NIS2, CRA, and AI – the new rules of cybersecurity

Introduction
SecureSafe (DSwiss AG) CEO Alexander Sommer was recently interviewed by IT Business (it-business.de), one of Germany's leading publications for IT decision-makers. In the interview, conducted by editor Dr. Stefan Riedl, Sommer shares his perspective on what it takes to navigate today's converging pressures of regulation and AI-driven cyber threats, and what organisations need to do right now to stay ahead.
Key Takeaways
- Stop buying tools. Regain clarity on what you actually operate and where the real risks are.
- Three priorities: clean asset inventory, identity and permission hygiene, tested incident response.
- Regulators are penalizing good docs with weak execution. Operational proof is what counts.
- AI makes existing attacks faster and cheaper, not categorically new. Deepfakes, spear phishing, and session theft are the live threats.
- Harden identity first. Phishing-resistant MFA and minimal admin rights cut off the easiest attack paths.
- Digital sovereignty means knowing where your data is and being able to move or isolate it fast.
- Use compliance pressure to simplify architecture, not just tick boxes.
- Assign decision accountability, not policy ownership. Incident command must be practiced before a crisis hits.
Clarity and control over new tools
With NIS2 and the Cyber Resilience Act (CRA) now firmly on the agenda, Sommer argues that 2026 should be less about purchasing new tools and more about regaining clarity and control. Most IT landscapes have grown organically over time – accumulating cloud services, exceptions, and shadow admin accounts – leaving systems optimized for speed, but fragile under stress. His starting point: an honest inventory of what you actually operate, what is truly critical, and where the real risks lie.
Three concrete priorities for 2026
From there, Sommer outlines three immediate areas of focus: an up-to-date and realistic asset and data inventory; a clean-up of identities and permissions to reduce the most commonly exploited attack paths; and an incident readiness capability that works in practice, with usable logging, clear escalation paths, and tested recovery procedures. His message is clear: regulators are increasingly penalising good documentation paired with weak execution. What counts are demonstrable operational capabilities.
AI as a game changer in cybersecurity
Sommer dedicates significant attention to the role of AI in the threat landscape. AI does not create entirely new categories of cybercrime, but it makes existing attacks faster, cheaper, and far more convincing. The most dangerous current patterns include deepfake-assisted fraud, AI-generated spear phishing combined with MFA fatigue, and token or session theft that bypasses traditional malware detection. The most effective countermeasure, in his view, is to focus on what AI amplifies most: identity, trust, and privileges. Hardening identities through phishing-resistant MFA, strong conditional access rules, and minimal standing admin rights removes the easiest path for AI-powered attacks to gain traction.

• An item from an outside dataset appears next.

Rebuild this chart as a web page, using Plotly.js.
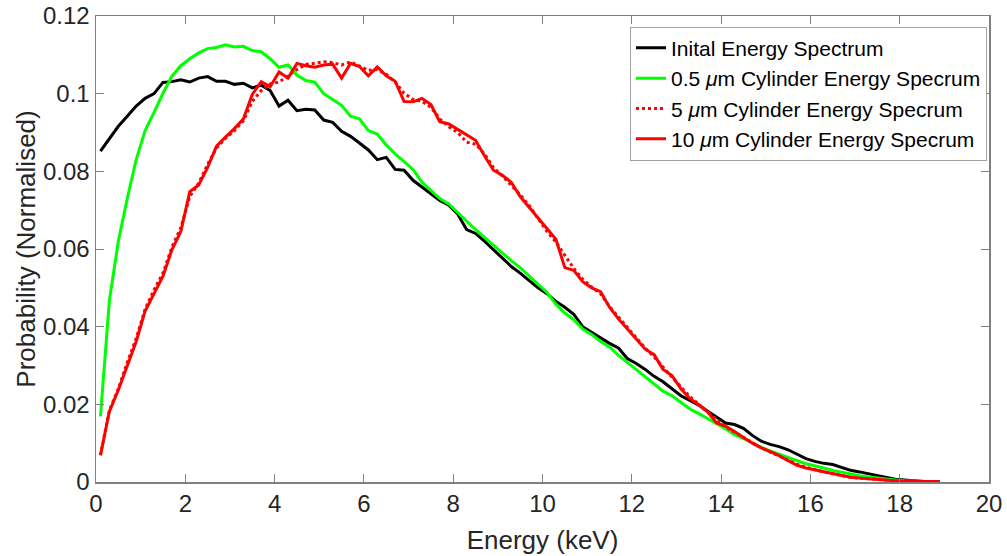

Digital sovereignty as an operational discipline
A recurring theme throughout the interview is digital sovereignty, which Sommer defines not as a preference for local providers, but as the ability to decide and recover when it matters. Can you answer, with confidence, where your sensitive data is, who has access to it, and how quickly you can move or isolate it? If not, dependency has quietly replaced control. Sommer sees the current compliance moment as an opportunity: using regulatory pressure as a lever to simplify architectures, standardise interfaces, and design systems with replaceable components, turning compliance from a cost centre into a strategic asset.
Governance: from policy responsibility to decision responsibility
Finally, Sommer stresses the need for a shift in security governance: away from policy ownership and toward clear decision accountability. Who decides? Who is responsible? Who communicates? Who acts? These questions must be answered at both board level and in day-to-day operations. Incident readiness, for example, cannot be designed during a crisis. It requires pre-defined classification criteria, an escalation path that functions within hours, and a practised incident command structure that brings together IT, security, legal, and communications.
👉 Read the full article on IT Business:
https://www.it-business.de/nis2-und-cra-in-zeiten-von-ki-es-wird-ernst-a-0656f50b91e229cc71487436f25e45b2/
Published on: it-business.de
Author: Dr. Stefan Riedl
Conclusion
The rules of cybersecurity are not fundamentally changing, but the cost of getting them wrong is. What NIS2, the CRA, and AI-driven threats collectively demand is operational discipline: knowing what you run, controlling who has access, and being ready to act before a crisis forces your hand. Compliance is the floor, not the ceiling. The organizations that treat this moment as a prompt to simplify and strengthen will come out ahead. The ones that treat it as a documentation exercise will not.